Class for harvesting Molecular Oncology Almanac (MOA) fusion data

__init__(fusor, cache_dir=None, force_refresh=False, use_local=False)[source]

Initialize MOAHarvester class

Parameters:
  • fusor (FUSOR) – A FUSOR object

  • cache_dir (Optional[Path]) – The path to the store the cached MOA assertions. This by defualt is set to None, and the MOA assertions are stored in the FUSOR_DATA_DIR directory.

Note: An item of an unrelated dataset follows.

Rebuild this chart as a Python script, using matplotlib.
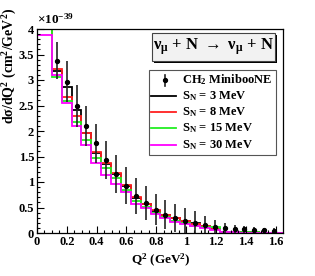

  • use_local (bool) – A boolean indicating if the latest local available file should be use. By default, this is set to False.

Paran force_refresh:

A boolean indicating if the MOA assertions file should be regenerated. By default, this is set to False.

load_records()[source]

Convert MOA records to CategoricalFusion objects

:return A list of CategoricalFusion objects

Return type:

list[CategoricalFusion]

translator_class: MOATranslator[source]
class fusor.harvester.StarFusionHarvester(fusor, assembly)[source]

Class for harvesting STAR-Fusion data

column_rename: ClassVar[dict[str, str]] = {'JunctionReadCount': 'junction_read_count', 'LeftBreakpoint': 'left_breakpoint', 'LeftGene': 'left_gene', 'RightBreakpoint': 'right_breakpoint', 'RightGene': 'right_gene', 'SpanningFragCount': 'spanning_frag_count'}[source]
coordinate_type: CoordinateType = 'residue'[source]
delimiter: str = '\t'[source]
fusion_caller[source]

alias of STARFusion

translator_class[source]

alias of STARFusionTranslator